##### TASK DATA #####

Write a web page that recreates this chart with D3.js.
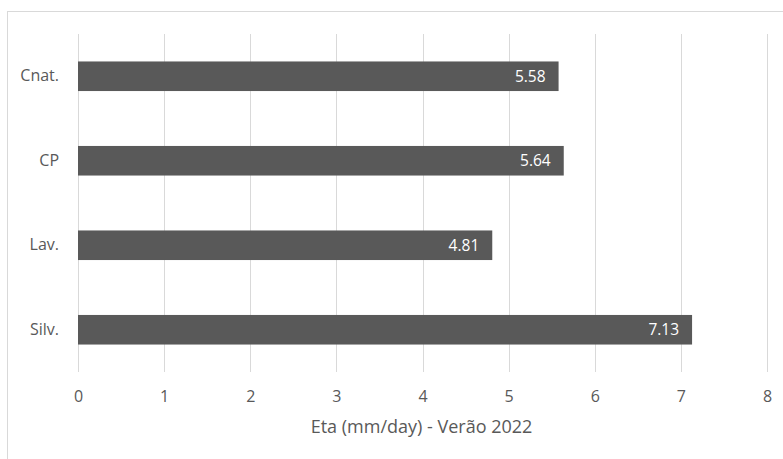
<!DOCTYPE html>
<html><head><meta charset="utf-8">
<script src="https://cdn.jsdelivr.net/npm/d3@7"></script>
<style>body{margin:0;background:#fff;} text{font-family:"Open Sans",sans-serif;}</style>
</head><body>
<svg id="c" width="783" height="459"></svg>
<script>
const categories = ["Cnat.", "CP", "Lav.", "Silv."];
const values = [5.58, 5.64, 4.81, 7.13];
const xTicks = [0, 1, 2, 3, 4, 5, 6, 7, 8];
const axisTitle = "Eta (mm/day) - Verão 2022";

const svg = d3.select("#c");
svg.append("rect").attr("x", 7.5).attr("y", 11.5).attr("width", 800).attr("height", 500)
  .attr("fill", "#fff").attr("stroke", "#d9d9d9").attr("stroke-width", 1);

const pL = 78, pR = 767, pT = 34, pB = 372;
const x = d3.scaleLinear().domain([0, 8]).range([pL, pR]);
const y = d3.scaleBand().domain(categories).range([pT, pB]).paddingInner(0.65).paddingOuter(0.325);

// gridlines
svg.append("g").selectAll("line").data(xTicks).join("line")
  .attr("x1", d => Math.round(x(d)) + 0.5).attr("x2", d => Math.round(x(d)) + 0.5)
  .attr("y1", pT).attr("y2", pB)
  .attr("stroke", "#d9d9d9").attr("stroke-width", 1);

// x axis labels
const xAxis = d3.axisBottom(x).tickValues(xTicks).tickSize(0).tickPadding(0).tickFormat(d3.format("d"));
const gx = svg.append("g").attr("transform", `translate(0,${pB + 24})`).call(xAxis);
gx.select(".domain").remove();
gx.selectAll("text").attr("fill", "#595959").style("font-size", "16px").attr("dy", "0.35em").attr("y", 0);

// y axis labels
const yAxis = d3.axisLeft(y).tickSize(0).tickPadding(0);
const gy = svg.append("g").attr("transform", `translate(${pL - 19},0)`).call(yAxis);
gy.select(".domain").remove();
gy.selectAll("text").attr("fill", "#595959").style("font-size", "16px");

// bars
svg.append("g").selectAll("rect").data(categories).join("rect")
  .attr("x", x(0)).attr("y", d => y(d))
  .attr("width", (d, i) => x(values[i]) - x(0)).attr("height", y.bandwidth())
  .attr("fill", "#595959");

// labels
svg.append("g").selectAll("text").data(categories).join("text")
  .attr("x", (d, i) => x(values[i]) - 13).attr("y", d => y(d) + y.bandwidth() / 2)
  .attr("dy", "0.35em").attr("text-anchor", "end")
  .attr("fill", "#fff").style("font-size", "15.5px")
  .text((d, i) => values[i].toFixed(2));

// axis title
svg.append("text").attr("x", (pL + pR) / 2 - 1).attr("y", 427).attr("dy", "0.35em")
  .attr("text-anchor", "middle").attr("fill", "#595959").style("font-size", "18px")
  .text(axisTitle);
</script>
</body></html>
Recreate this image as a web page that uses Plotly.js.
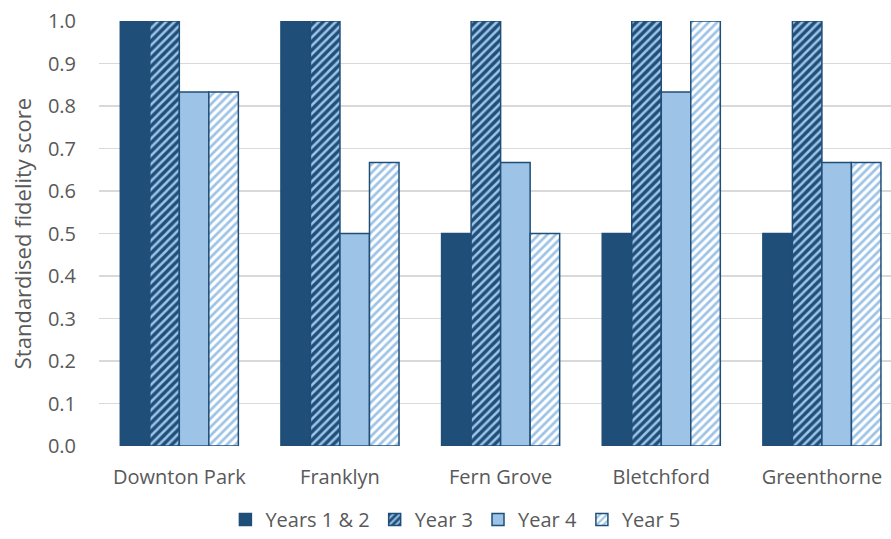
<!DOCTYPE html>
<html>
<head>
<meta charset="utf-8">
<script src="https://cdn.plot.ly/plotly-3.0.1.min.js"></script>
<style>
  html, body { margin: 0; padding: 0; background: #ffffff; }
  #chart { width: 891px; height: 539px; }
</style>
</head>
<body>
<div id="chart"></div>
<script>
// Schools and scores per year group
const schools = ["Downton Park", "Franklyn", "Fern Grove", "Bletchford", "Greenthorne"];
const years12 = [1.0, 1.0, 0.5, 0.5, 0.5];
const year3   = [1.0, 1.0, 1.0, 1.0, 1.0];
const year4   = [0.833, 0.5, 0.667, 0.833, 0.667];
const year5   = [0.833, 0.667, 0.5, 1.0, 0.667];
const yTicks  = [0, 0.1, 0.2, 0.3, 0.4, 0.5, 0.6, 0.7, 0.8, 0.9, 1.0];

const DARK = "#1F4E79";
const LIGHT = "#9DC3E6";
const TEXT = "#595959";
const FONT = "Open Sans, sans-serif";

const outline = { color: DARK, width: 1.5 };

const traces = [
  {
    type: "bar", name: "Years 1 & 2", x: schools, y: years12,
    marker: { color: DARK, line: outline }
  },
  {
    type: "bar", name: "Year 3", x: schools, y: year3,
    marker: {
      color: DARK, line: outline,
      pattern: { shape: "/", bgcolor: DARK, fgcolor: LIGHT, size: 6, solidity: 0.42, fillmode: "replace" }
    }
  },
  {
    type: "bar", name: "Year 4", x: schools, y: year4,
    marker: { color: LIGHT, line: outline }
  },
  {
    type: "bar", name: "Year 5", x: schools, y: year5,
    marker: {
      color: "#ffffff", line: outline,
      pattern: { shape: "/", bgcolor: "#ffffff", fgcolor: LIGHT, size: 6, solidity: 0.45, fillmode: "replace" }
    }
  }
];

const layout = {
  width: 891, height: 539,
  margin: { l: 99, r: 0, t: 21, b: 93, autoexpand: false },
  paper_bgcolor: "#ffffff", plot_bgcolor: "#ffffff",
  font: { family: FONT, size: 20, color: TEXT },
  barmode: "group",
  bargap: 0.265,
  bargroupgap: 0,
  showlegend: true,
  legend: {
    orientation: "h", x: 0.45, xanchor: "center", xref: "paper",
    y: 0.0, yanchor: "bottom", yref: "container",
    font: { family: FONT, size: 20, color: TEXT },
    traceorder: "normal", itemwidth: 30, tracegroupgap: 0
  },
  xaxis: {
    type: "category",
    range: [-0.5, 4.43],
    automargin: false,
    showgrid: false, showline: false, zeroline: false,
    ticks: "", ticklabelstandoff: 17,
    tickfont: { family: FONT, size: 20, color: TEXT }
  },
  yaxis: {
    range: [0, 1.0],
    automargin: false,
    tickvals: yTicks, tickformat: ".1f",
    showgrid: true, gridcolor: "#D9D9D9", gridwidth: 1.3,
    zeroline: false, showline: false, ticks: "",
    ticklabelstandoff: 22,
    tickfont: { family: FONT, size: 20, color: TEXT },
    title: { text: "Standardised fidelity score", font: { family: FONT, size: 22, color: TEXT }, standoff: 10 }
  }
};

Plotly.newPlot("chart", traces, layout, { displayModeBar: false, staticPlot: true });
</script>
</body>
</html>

#####

DIRECTION:
Taking the material above, give again exactly the lines from the one holding "Recreate this image" through the one holding "0.8, 0.9, 1.0];", with both ends and without pictures.

RESULT:
Recreate this image as a web page that uses Plotly.js.
<!DOCTYPE html>
<html>
<head>
<meta charset="utf-8">
<script src="https://cdn.plot.ly/plotly-3.0.1.min.js"></script>
<style>
  html, body { margin: 0; padding: 0; background: #ffffff; }
  #chart { width: 891px; height: 539px; }
</style>
</head>
<body>
<div id="chart"></div>
<script>
// Schools and scores per year group
const schools = ["Downton Park", "Franklyn", "Fern Grove", "Bletchford", "Greenthorne"];
const years12 = [1.0, 1.0, 0.5, 0.5, 0.5];
const year3   = [1.0, 1.0, 1.0, 1.0, 1.0];
const year4   = [0.833, 0.5, 0.667, 0.833, 0.667];
const year5   = [0.833, 0.667, 0.5, 1.0, 0.667];
const yTicks  = [0, 0.1, 0.2, 0.3, 0.4, 0.5, 0.6, 0.7, 0.8, 0.9, 1.0];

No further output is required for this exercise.